%%
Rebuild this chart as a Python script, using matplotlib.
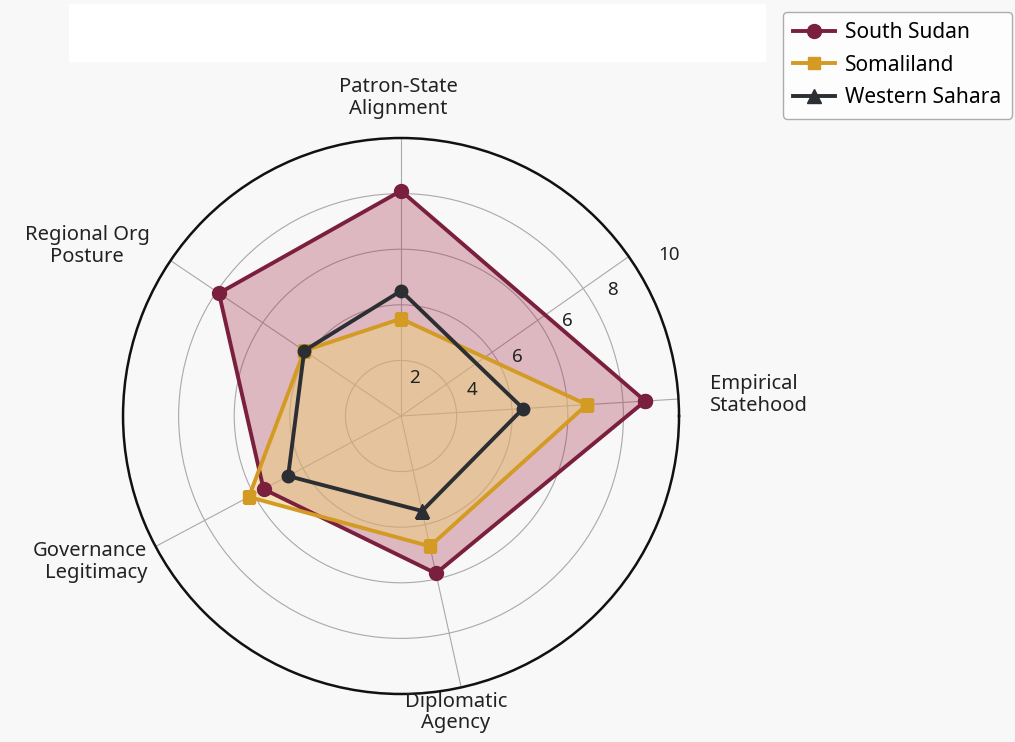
import numpy as np
import matplotlib
matplotlib.use('Agg')
import matplotlib.pyplot as plt
from matplotlib.patches import Rectangle
from matplotlib.lines import Line2D

plt.rcParams['font.family'] = ['Noto Sans', 'DejaVu Sans']

# dane
categories = ['Empirical\nStatehood', 'Patron-State\nAlignment', 'Regional Org\nPosture',
              'Governance\nLegitimacy', 'Diplomatic\nAgency']
south_sudan = [8.8, 8.1, 7.9, 5.6, 5.8]
somaliland = [6.7, 3.5, 4.2, 6.2, 4.8]
western_sahara = [4.4, 4.5, 4.2, 4.6, 3.5]
radial_tick_labels = ['2', '4', '6', '6', '8', '10']

# uklad osi (katy szprych w stopniach, jak na oryginale)
axis_angles = [3.5, 90, 146, 208, 282.5]
extra_spoke = 35
tick_label_pos = [(70, 1.46), (20, 2.72), (27, 4.68), (29.7, 6.9), (30.8, 8.85), (31, 11.25)]
cat_label_pos = [(3.9, 11.14, 'left'), (90.5, 11.44, 'center'), (151.6, 12.84, 'center'),
                 (209.9, 10.54, 'right'), (280.5, 10.85, 'center')]

c_ss, c_so, c_ws = '#7a1f3d', '#d39a24', '#2b2e33'
bg = '#f8f8f8'

fig = plt.figure(figsize=(10.15, 7.42), dpi=100, facecolor=bg)
fig.patches.append(Rectangle((69 / 1015, 1 - 61 / 742), 696 / 1015, 57 / 742,
                             transform=fig.transFigure, color='white', zorder=0))

ax = fig.add_axes([0.1212, 0.0647, 0.5478, 0.7493], projection='polar')
ax.set_facecolor('none')

theta = np.deg2rad(axis_angles)
theta_closed = np.append(theta, theta[0])

def closed(v):
    return np.append(v, v[0])

ax.fill(theta_closed, closed(south_sudan), color='#a8324f', alpha=0.32, zorder=2)
ax.fill(theta_closed, closed(somaliland), color='#edcf79', alpha=0.5, zorder=2)

ax.plot(theta_closed, closed(south_sudan), color=c_ss, lw=2.8, marker='o', ms=10, zorder=4)
ax.plot(theta_closed, closed(somaliland), color=c_so, lw=2.8, marker='s', ms=9, zorder=5)
# Western Sahara: kolka w wierzcholkach, trojkat przy Diplomatic Agency (jak na oryginale)
ax.plot(theta_closed, closed(western_sahara), color=c_ws, lw=2.8, marker='o', ms=9,
        markevery=[0, 1, 2, 3], zorder=6)
ax.plot(theta[4], western_sahara[4], color=c_ws, marker='^', ms=10, zorder=6)

ax.set_ylim(0, 10)
ax.set_yticks([2, 4, 6, 8])
ax.set_yticklabels([])
ax.set_xticks(np.deg2rad(axis_angles + [extra_spoke]))
ax.set_xticklabels([])
ax.grid(True, color='#a9a9a9', lw=0.8)
ax.spines['polar'].set_color('#111111')
ax.spines['polar'].set_linewidth(1.8)

for (ang, r), s in zip(tick_label_pos, radial_tick_labels):
    ax.text(np.deg2rad(ang), r, s, ha='center', va='center', fontsize=13.5,
            color='#222222', zorder=7)

for (ang, r, ha), lab in zip(cat_label_pos, categories):
    ax.text(np.deg2rad(ang), r, lab, ha=ha, va='center', multialignment=ha,
            fontsize=14.5, color='#222222', linespacing=1.1)

handles = [Line2D([], [], color=c_ss, lw=2.8, marker='o', ms=10),
           Line2D([], [], color=c_so, lw=2.8, marker='s', ms=9),
           Line2D([], [], color=c_ws, lw=2.8, marker='^', ms=10)]
fig.legend(handles, ['South Sudan', 'Somaliland', 'Western Sahara'],
           loc='upper right', bbox_to_anchor=(0.997, 0.984), borderaxespad=0,
           fontsize=15, frameon=True, edgecolor='#999999', facecolor='white',
           handlelength=2.0, handletextpad=0.5, borderpad=0.5, labelspacing=0.55)

fig.savefig('out.png', dpi=100, facecolor=bg)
%%
Restate the material word for word from its first line through the line containing "ax.set_facecolor('none')", both included; the pictures do not belong in it.

| Final result |
Rebuild this chart as a Python script, using matplotlib.
import numpy as np
import matplotlib
matplotlib.use('Agg')
import matplotlib.pyplot as plt
from matplotlib.patches import Rectangle
from matplotlib.lines import Line2D

plt.rcParams['font.family'] = ['Noto Sans', 'DejaVu Sans']

# dane
categories = ['Empirical\nStatehood', 'Patron-State\nAlignment', 'Regional Org\nPosture',
              'Governance\nLegitimacy', 'Diplomatic\nAgency']
south_sudan = [8.8, 8.1, 7.9, 5.6, 5.8]
somaliland = [6.7, 3.5, 4.2, 6.2, 4.8]
western_sahara = [4.4, 4.5, 4.2, 4.6, 3.5]
radial_tick_labels = ['2', '4', '6', '6', '8', '10']

# uklad osi (katy szprych w stopniach, jak na oryginale)
axis_angles = [3.5, 90, 146, 208, 282.5]
extra_spoke = 35
tick_label_pos = [(70, 1.46), (20, 2.72), (27, 4.68), (29.7, 6.9), (30.8, 8.85), (31, 11.25)]
cat_label_pos = [(3.9, 11.14, 'left'), (90.5, 11.44, 'center'), (151.6, 12.84, 'center'),
                 (209.9, 10.54, 'right'), (280.5, 10.85, 'center')]

c_ss, c_so, c_ws = '#7a1f3d', '#d39a24', '#2b2e33'
bg = '#f8f8f8'

fig = plt.figure(figsize=(10.15, 7.42), dpi=100, facecolor=bg)
fig.patches.append(Rectangle((69 / 1015, 1 - 61 / 742), 696 / 1015, 57 / 742,
                             transform=fig.transFigure, color='white', zorder=0))

ax = fig.add_axes([0.1212, 0.0647, 0.5478, 0.7493], projection='polar')
ax.set_facecolor('none')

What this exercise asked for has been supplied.